**EXERCISE PROMPT**
Extract each line of the material that follows exactly and omit its pictures.

**MATERIAL**
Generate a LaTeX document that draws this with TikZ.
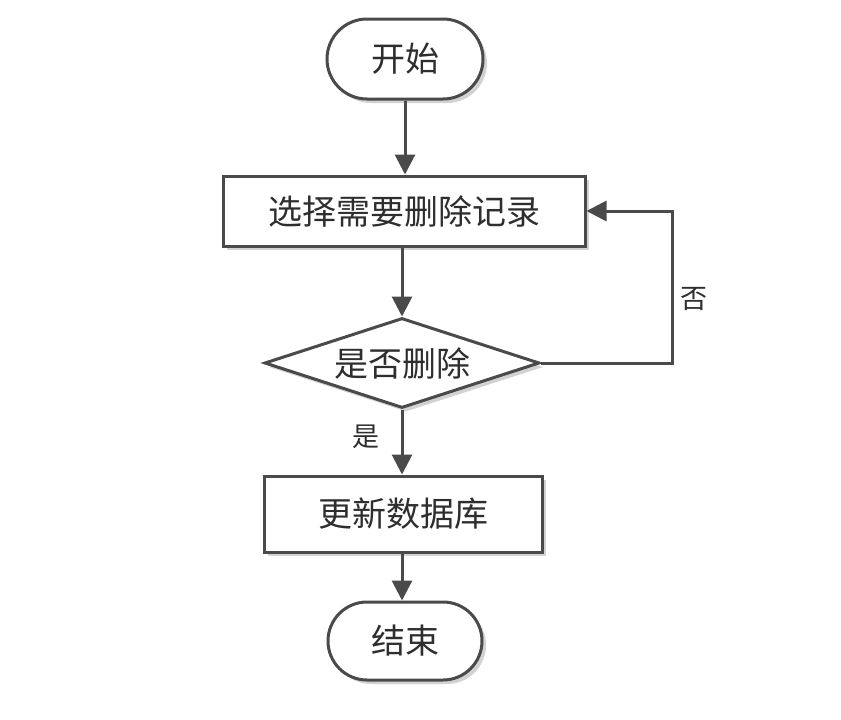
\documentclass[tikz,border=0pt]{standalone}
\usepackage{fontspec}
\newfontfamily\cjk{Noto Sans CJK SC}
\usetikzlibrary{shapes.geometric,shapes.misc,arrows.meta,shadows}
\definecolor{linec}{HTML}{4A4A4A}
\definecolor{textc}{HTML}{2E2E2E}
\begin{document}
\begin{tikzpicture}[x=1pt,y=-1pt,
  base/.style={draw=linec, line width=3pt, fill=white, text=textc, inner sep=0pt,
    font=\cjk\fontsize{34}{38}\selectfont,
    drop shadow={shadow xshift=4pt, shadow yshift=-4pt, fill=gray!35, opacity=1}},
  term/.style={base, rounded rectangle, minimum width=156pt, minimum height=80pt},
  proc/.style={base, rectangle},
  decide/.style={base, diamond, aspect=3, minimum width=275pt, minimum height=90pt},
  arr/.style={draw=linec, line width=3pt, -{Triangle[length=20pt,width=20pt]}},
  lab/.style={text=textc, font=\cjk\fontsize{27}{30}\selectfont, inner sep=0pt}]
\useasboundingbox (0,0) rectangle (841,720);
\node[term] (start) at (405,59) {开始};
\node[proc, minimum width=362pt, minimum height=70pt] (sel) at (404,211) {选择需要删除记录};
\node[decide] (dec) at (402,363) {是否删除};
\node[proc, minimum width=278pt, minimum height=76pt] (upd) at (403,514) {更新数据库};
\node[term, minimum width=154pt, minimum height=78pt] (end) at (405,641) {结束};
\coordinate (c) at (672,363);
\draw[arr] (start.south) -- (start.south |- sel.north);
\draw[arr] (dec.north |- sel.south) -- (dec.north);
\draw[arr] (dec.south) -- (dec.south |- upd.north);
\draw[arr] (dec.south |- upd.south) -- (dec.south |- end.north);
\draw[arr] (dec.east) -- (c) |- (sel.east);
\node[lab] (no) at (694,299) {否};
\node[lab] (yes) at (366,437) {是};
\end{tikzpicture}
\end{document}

**EXERCISE SOLUTION**
Generate a LaTeX document that draws this with TikZ.
\documentclass[tikz,border=0pt]{standalone}
\usepackage{fontspec}
\newfontfamily\cjk{Noto Sans CJK SC}
\usetikzlibrary{shapes.geometric,shapes.misc,arrows.meta,shadows}
\definecolor{linec}{HTML}{4A4A4A}
\definecolor{textc}{HTML}{2E2E2E}
\begin{document}
\begin{tikzpicture}[x=1pt,y=-1pt,
  base/.style={draw=linec, line width=3pt, fill=white, text=textc, inner sep=0pt,
    font=\cjk\fontsize{34}{38}\selectfont,
    drop shadow={shadow xshift=4pt, shadow yshift=-4pt, fill=gray!35, opacity=1}},
  term/.style={base, rounded rectangle, minimum width=156pt, minimum height=80pt},
  proc/.style={base, rectangle},
  decide/.style={base, diamond, aspect=3, minimum width=275pt, minimum height=90pt},
  arr/.style={draw=linec, line width=3pt, -{Triangle[length=20pt,width=20pt]}},
  lab/.style={text=textc, font=\cjk\fontsize{27}{30}\selectfont, inner sep=0pt}]
\useasboundingbox (0,0) rectangle (841,720);
\node[term] (start) at (405,59) {开始};
\node[proc, minimum width=362pt, minimum height=70pt] (sel) at (404,211) {选择需要删除记录};
\node[decide] (dec) at (402,363) {是否删除};
\node[proc, minimum width=278pt, minimum height=76pt] (upd) at (403,514) {更新数据库};
\node[term, minimum width=154pt, minimum height=78pt] (end) at (405,641) {结束};
\coordinate (c) at (672,363);
\draw[arr] (start.south) -- (start.south |- sel.north);
\draw[arr] (dec.north |- sel.south) -- (dec.north);
\draw[arr] (dec.south) -- (dec.south |- upd.north);
\draw[arr] (dec.south |- upd.south) -- (dec.south |- end.north);
\draw[arr] (dec.east) -- (c) |- (sel.east);
\node[lab] (no) at (694,299) {否};
\node[lab] (yes) at (366,437) {是};
\end{tikzpicture}
\end{document}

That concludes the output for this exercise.